When Tokyo won the 2020 Summer Games in a September 2013 vote, its bid documents showed an aggregate budget (operating and ancillary) of $7.7 billion.

This week, a panel established by Tokyo’s new governor said the cost could exceed $30 billion unless severe cuts are made.

If Japan – a country known for its well-thought-out, methodical approach to any enterprise and its ability to find creative solutions – can’t get a handle on costs, who can?  Yet almost from the minute Tokyo won, its organizers have been regularly scrambling their venue plans to save money, and it hasn’t worked.

Even a plan that looks as financially sound as that of LA 2024, whose bid committee was smart and prudent in dumping a potentially pie-on-the-sky Olympic Village project in favor of using UCLA dorms, is drawing Los Angeles City Council questions.  With an Olympic host city contract that makes the city party to any financial losses, such questions are both legitimate and necessary.  LA's plan looks very, very good, but there are no guarantees.

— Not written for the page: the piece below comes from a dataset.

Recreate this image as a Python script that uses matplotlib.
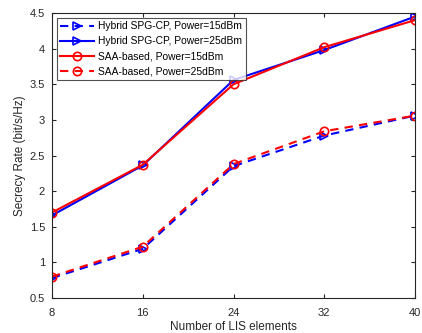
import matplotlib
matplotlib.use("Agg")
import matplotlib.pyplot as plt

x = [8, 16, 24, 32, 40]
hyb_15 = [0.78, 1.19, 2.35, 2.78, 3.06]
hyb_25 = [1.66, 2.36, 3.56, 3.98, 4.45]
saa_15 = [1.70, 2.37, 3.50, 4.02, 4.40]
saa_25 = [0.80, 1.22, 2.38, 2.84, 3.06]
labels = ["Hybrid SPG-CP, Power=15dBm", "Hybrid SPG-CP, Power=25dBm",
          "SAA-based, Power=15dBm", "SAA-based, Power=25dBm"]
xticks = [8, 16, 24, 32, 40]
yticks = [0.5, 1, 1.5, 2, 2.5, 3, 3.5, 4, 4.5]

plt.rcParams['font.family'] = ['Liberation Sans', 'DejaVu Sans']
fig = plt.figure(figsize=(4.22, 3.33), dpi=100)
ax = fig.add_axes([52/422, 1-298/333, (415-52)/422, (298-13)/333])

ax.plot(x, hyb_15, color='#0000ff', ls=(0, (4, 3)), lw=1.5, marker='>', ms=6,
        mfc='none', mew=1.2, label=labels[0])
ax.plot(x, hyb_25, color='#0000ff', ls='-', lw=1.5, marker='>', ms=6,
        mfc='none', mew=1.2, label=labels[1])
ax.plot(x, saa_15, color='#ff0000', ls='-', lw=1.5, marker='o', ms=6,
        mfc='none', mew=1.2, label=labels[2])
ax.plot(x, saa_25, color='#ff0000', ls=(0, (4, 3)), lw=1.5, marker='o', ms=6,
        mfc='none', mew=1.2, label=labels[3])

ax.set_xlim(8, 40)
ax.set_ylim(0.5, 4.5)
ax.set_xticks(xticks)
ax.set_xticklabels([str(v) for v in xticks])
ax.set_yticks(yticks)
ax.set_yticklabels([f"{v:g}" for v in yticks])
ax.tick_params(direction='in', length=3, labelsize=8, colors='#262626',
               top=True, right=True)
ax.tick_params(axis='x', pad=7)
ax.tick_params(axis='y', pad=5)
for s in ax.spines.values():
    s.set_color('#262626')
    s.set_linewidth(0.8)
ax.set_xlabel("Number of LIS elements", fontsize=8.5, color='#262626', labelpad=2)
ax.set_ylabel("Secrecy Rate (bit/s/Hz)", fontsize=8.5, color='#262626', labelpad=3)

leg = ax.legend(loc='upper left', fontsize=7.35, frameon=True, fancybox=False,
                edgecolor='#262626', handlelength=3.3, borderaxespad=0.45,
                labelspacing=0.5, handletextpad=0.4, borderpad=0.35)
leg.get_frame().set_linewidth(0.8)

fig.savefig("out.png", dpi=100)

All this leaves the IOC with both short- and long-term issues, both of perception and reality.

On the perception side, It doesn’t help that some IOC members still have a let-them-eat-cake attitude, as shown in things like the irrational anger over Atlanta’s having made the utterly practical decision to have a white-elephant Olympic Stadium repurposed as the Braves’ Turner Field.

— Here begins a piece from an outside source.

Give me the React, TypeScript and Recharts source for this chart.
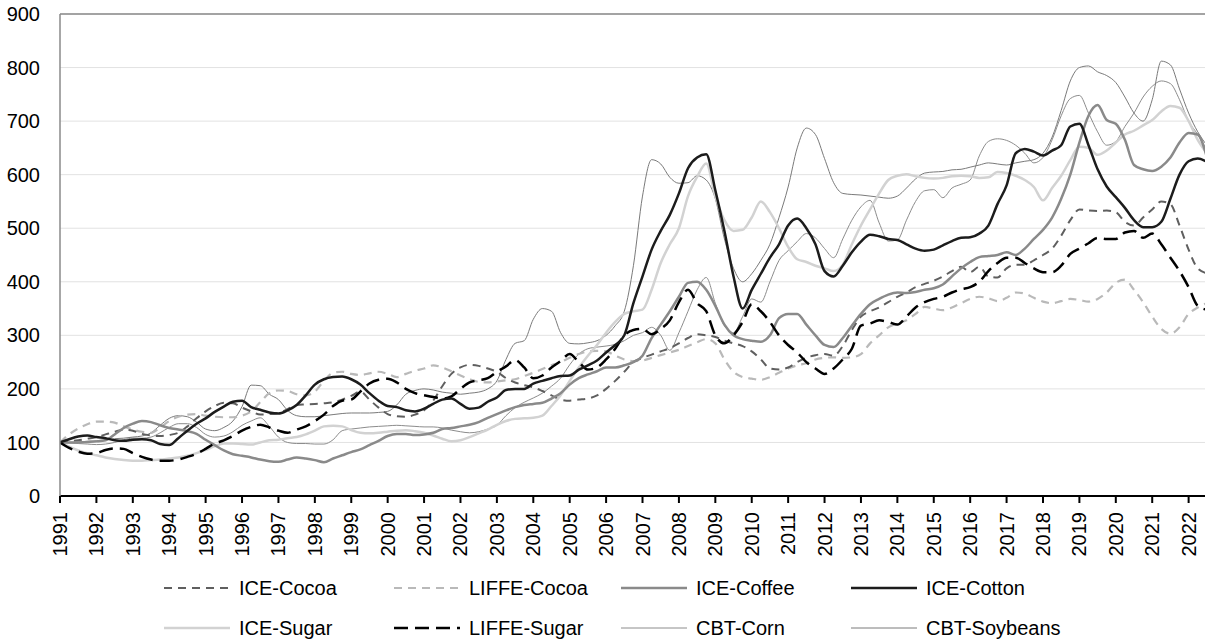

Rome mayor Virginia Raggi (far left) officially rejecting the city's 2024 Olympic bid, with the sign saying, "Enough waste...no to the Olympics."

Rome mayor Virginia Raggi (far left) officially rejecting the city's 2024 Olympic bid, with the sign saying, "Enough waste...no to the Olympics."

On the reality side, you have Beijing ($40 billion in organizing and other costs, including infrastructure), Sochi ($50 billion), London (three times original cost projection) and now Tokyo (potentially four times original cost).  And then there is Rio, where the Games turned out far better than expected yet their cost (estimated $12 billion) still looks obscene in a country that cannot pay teachers or health care workers.

Let’s deal first with the immediate issue: 2024, where Budapest is considered a non-factor.  I’ll get to long-term ideas in a Monday column.

My colleague Alan Abrahamson posited a solution so sensible I am jealous I didn’t think of it first:  award 2024 to Los Angeles and 2028 to Paris.  (The only downside is it emulates FIFA's choosing the 2018 and 2022 World Cup hosts at the same time, and who would want to emulate anything that corrupt band of thieves did?) 

Why LA first?  It has so much (venues, villages) already in place that it would be no exaggeration to say the city could probably stage an Olympics next year, even if they clearly would be better Games by 2024, when the airport improvements and some other planned public transport upgrades are complete.  If there is a safe bet, LA seems to be it.

But the order isn’t as important as the concept.  Paris 2024, LA 2028 could work as well.  The idea is to give each wonderful city a piece of the pie rather than leaving one hungry and out of sorts, with attendant we-wuz-robbed feelings.  With the short-term assured, the IOC could have time to sort out long-term solutions.

And then there is the matter of assuring another Olympics in the United States, for these reasons:

*No matter how much IOC members complain about the Olympic revenue share allocated to the USOC (lowered four years ago after a bitter dispute), the Olympics in their current form could not take place without the money the IOC gets from U.S. sponsors and NBC.

*Six of the IOC’s current dozen global TOP program sponsors are U.S.-based multinationals.  Three are from Japan, two from Europe, one from South Korea.  Yes, those U.S. multinationals see the whole world as their market.  But the U.S. market is a considerable factor in buying an Olympic sponsorship that now runs upwards of $200 million for four years.

*NBC’s 1.22 billion rights fee for Rio accounted for 43.5 percent of the IOC’s global broadcast revenue for the 2016 Summer Games.  The percentage is likely to remain over 40 percent for the rest of NBC’s current contract, which goes through 2032.

*The LA 2024 bid plan meets every idea about fiscal and no-white-elephant sanity posited in Agenda 2020.  Reject it, and you are saying Agenda 2020 is meaningless – and so far, it has in fact amounted to much ado about nothing.

If the IOC turns down Los Angeles, the USOC should – and will - wonder whether it is worth the trouble of ever bidding again.

But why is it highly unlikely that Abrahamson Agenda 2024-2028 would be approved?

Voting for host cities is the only role of significance most IOC members still have within the organization.  When USOC chair Larry Probst suggested that just the IOC executive committee members should choose the host cities – an excellent idea, by the way – the reaction was such you would have thought he was proposing the IOC members give up their outrageous Games-period per diems ($450 per day for members, $900 per day for EB members).

Of course, the way things are going, there may soon be no city in a non-authoritarian country to vote for.  And some might even wonder if that is the IOC’s morally bankrupt end game.  After all, dictators and repressive countries on the make (hello, Qatar) give you what you want – and more.  No uncomfortable questions asked.